Our words go out into the world in small ways. There is the poem that is going to be printed on a t-shirt. The lyrics put to music. The story going to an agent. The blog post beginning a series. But they are going out, which requires a certain amount of courage, I think.
What do we do? We gather, and then, maybe since we're mostly introverts or maybe because I'm mostly in charge and always a little awkward at small talk, we get right to work. We pull out words we've written since we last met and listen to words about crayons and conversations and books and temperaments and keys.
Last night, I read this from Scott Russell Sanders' Writing From the Center, "Writers have always sought out one another's company. What the workshop ideally provides is a community of people who read widely and well, who savor words, who enjoy using their minds, who take seriously what young writers wish to take seriously. Such a community is all the more vital in a society where books in general and literature in particular have been shoved to the margin, where language has been debased, where the making of art seems foolish beside the making of money."

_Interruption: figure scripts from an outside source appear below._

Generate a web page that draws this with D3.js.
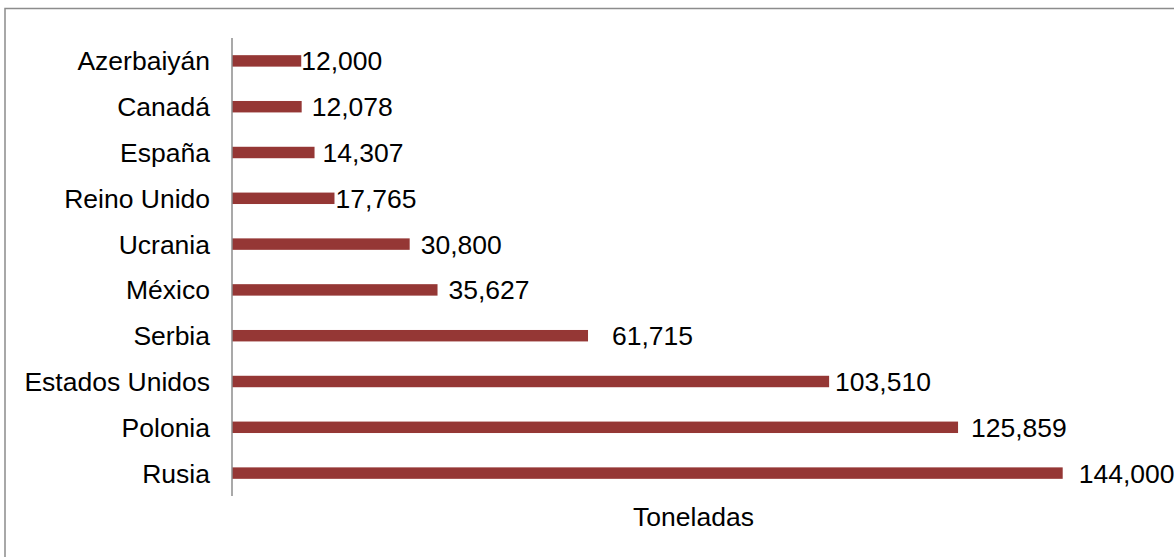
<!DOCTYPE html>
<html>
<head>
<meta charset="utf-8">
<script src="https://cdn.jsdelivr.net/npm/d3@7"></script>
<style>
  html, body { margin: 0; padding: 0; background: #ffffff; }
  svg { display: block; font-family: "Liberation Sans", Arial, sans-serif; }
</style>
</head>
<body>
<svg id="chart" width="1174" height="557"></svg>
<script>
// Countries, top to bottom
const countries = ["Azerbaiyán", "Canadá", "España", "Reino Unido", "Ucrania",
                   "México", "Serbia", "Estados Unidos", "Polonia", "Rusia"];
// Tonnes per country
const tonnes = [12000, 12078, 14307, 17765, 30800, 35627, 61715, 103510, 125859, 144000];
// Horizontal nudge of each value label past its bar end (px)
const labelNudge = [0, 10, 8, 1, 11, 11, 24, 6, 13, 16];
const axisTitle = "Toneladas";

const svg = d3.select("#chart");
const W = 1174, H = 557;
const fontSize = 26.5;

// Outer frame
svg.append("rect")
  .attr("x", 5).attr("y", 8.5)
  .attr("width", W + 10).attr("height", H + 10)
  .attr("fill", "none")
  .attr("stroke", "#8c8c8c")
  .attr("stroke-width", 1.5);

const plot = { left: 232, right: 1155, top: 38, bottom: 496 };

const x = d3.scaleLinear().domain([0, 160000]).range([plot.left, plot.right]);
const y = d3.scaleBand().domain(countries).range([plot.top, plot.bottom]).paddingInner(0.75).paddingOuter(0.375);

// Bars
svg.append("g").selectAll("rect")
  .data(countries)
  .join("rect")
  .attr("x", x(0))
  .attr("y", d => y(d))
  .attr("width", (d, i) => x(tonnes[i]) - x(0))
  .attr("height", y.bandwidth())
  .attr("fill", "#953735");

// Category axis
const yAxis = d3.axisLeft(y).tickSize(0).tickPadding(22);
const gy = svg.append("g").attr("transform", `translate(${x(0)},0)`).call(yAxis);
gy.select(".domain").attr("stroke", "#8c8c8c").attr("stroke-width", 1.5)
  .attr("d", `M0,${plot.top}V${plot.bottom}`);
gy.selectAll("text")
  .attr("font-family", "'Liberation Sans', Arial, sans-serif")
  .attr("font-size", fontSize)
  .attr("fill", "#000")
  .attr("dy", "0.36em");

// Value labels
svg.append("g").selectAll("text")
  .data(countries)
  .join("text")
  .attr("x", (d, i) => x(tonnes[i]) + labelNudge[i])
  .attr("y", d => y(d) + y.bandwidth() / 2)
  .attr("dy", "0.36em")
  .attr("font-size", fontSize)
  .attr("fill", "#000")
  .text((d, i) => d3.format(",")(tonnes[i]));

// Axis title
svg.append("text")
  .attr("x", (plot.left + plot.right) / 2)
  .attr("y", 526)
  .attr("text-anchor", "middle")
  .attr("font-size", fontSize)
  .attr("fill", "#000")
  .text(axisTitle);
</script>
</body>
</html>
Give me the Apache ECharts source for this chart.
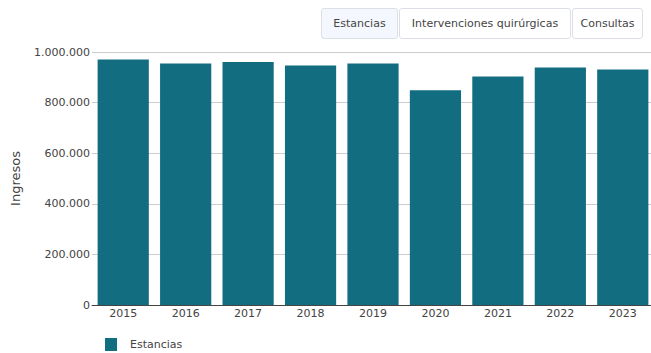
<!DOCTYPE html>
<html>
<head>
<meta charset="utf-8">
<script src="https://cdn.jsdelivr.net/npm/echarts@6/dist/echarts.min.js"></script>
<style>
  html, body { margin: 0; padding: 0; background: #fff; }
  #wrap { position: relative; width: 651px; height: 353px; overflow: hidden; }
  #chart { position: absolute; left: 0; top: 0; width: 651px; height: 353px; }
  .btns { position: absolute; top: 8px; left: 321px; height: 31px; font-family: "DejaVu Sans", Verdana, sans-serif; font-size: 11px; color: #444; }
  .btn { position: absolute; top: 0; height: 29px; line-height: 29px; text-align: center; border: 1px solid #dcdfe6; border-radius: 3px; background: #fff; box-sizing: content-box; }
  .btn.active { background: #f4f7fd; }
</style>
</head>
<body>
<div id="wrap">
  <div id="chart"></div>
  <div class="btns">
    <div class="btn active" style="left:0; width:75px;">Estancias</div>
    <div class="btn" style="left:78px; width:170px;">Intervenciones quirúrgicas</div>
    <div class="btn" style="left:251px; width:69px;">Consultas</div>
  </div>
</div>
<script>
// Hospital admissions (stays) per year
const years = ['2015', '2016', '2017', '2018', '2019', '2020', '2021', '2022', '2023'];
const estancias = [970000, 955000, 960000, 947000, 955000, 849000, 903000, 939000, 931000];
const yTicks = [0, 200000, 400000, 600000, 800000, 1000000];

function fmtMiles(v) {
  return String(Math.round(v)).replace(/\B(?=(\d{3})+(?!\d))/g, '.');
}

const chart = echarts.init(document.getElementById('chart'), null, { renderer: 'svg' });
chart.setOption({
  animation: false,
  textStyle: { fontFamily: '"DejaVu Sans", Verdana, sans-serif' },
  grid: { left: 92, right: -3, top: 52, bottom: 48, containLabel: false, outerBoundsMode: 'none' },
  legend: {
    left: 105, top: 338,
    padding: 0,
    itemWidth: 12, itemHeight: 13,
    icon: 'rect',
    textStyle: { color: '#444', fontSize: 11, padding: [0, 0, 0, 8] },
    data: ['Estancias']
  },
  xAxis: {
    type: 'category',
    data: years,
    axisLine: { show: true, lineStyle: { color: '#444', width: 1 } },
    axisTick: { show: false },
    axisLabel: { color: '#444', fontSize: 11, margin: 3 }
  },
  yAxis: {
    type: 'value',
    min: yTicks[0],
    max: yTicks[yTicks.length - 1],
    interval: yTicks[1] - yTicks[0],
    name: 'Ingresos',
    nameLocation: 'middle',
    nameGap: 70,
    nameTextStyle: { color: '#444', fontSize: 13 },
    axisLine: { show: false },
    axisTick: { show: false },
    splitLine: { show: true, lineStyle: { color: '#cccccc', width: 1 } },
    axisLabel: { color: '#444', fontSize: 11, margin: 2, formatter: fmtMiles }
  },
  series: [{
    name: 'Estancias',
    type: 'bar',
    data: estancias,
    barCategoryGap: '18%',
    itemStyle: { color: '#136d81' }
  }]
});
</script>
</body>
</html>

Yesterday morning, at home, I was all set and ready to write about a new thing. I put in my working title and then just stared at the page. It wasn't writer's block exactly. I just didn't feel up to the task. So, last night, pen in hand, gathered with my writing friends, I did what I could not do alone in the morning.
We always write for fifteen minutes. This isn't a time for keyboards; we write in notebooks or scrap paper. Some of us will type up the words at home and expand and complete. Others let the words stand as they are.
After we write, we read aloud, if we want. Sometimes we stumble over our messy writing or out of sync words. Sometimes we say nothing; it was enough just to write. Sometimes the language of a poem or story is strong and clear, and I'm amazed that people can write something so beautiful, just like that.
We respond to what we hear.
And then we pack up. It's pretty simple stuff, but so necessary, I think, to this sometimes lonely endeavor of finding words.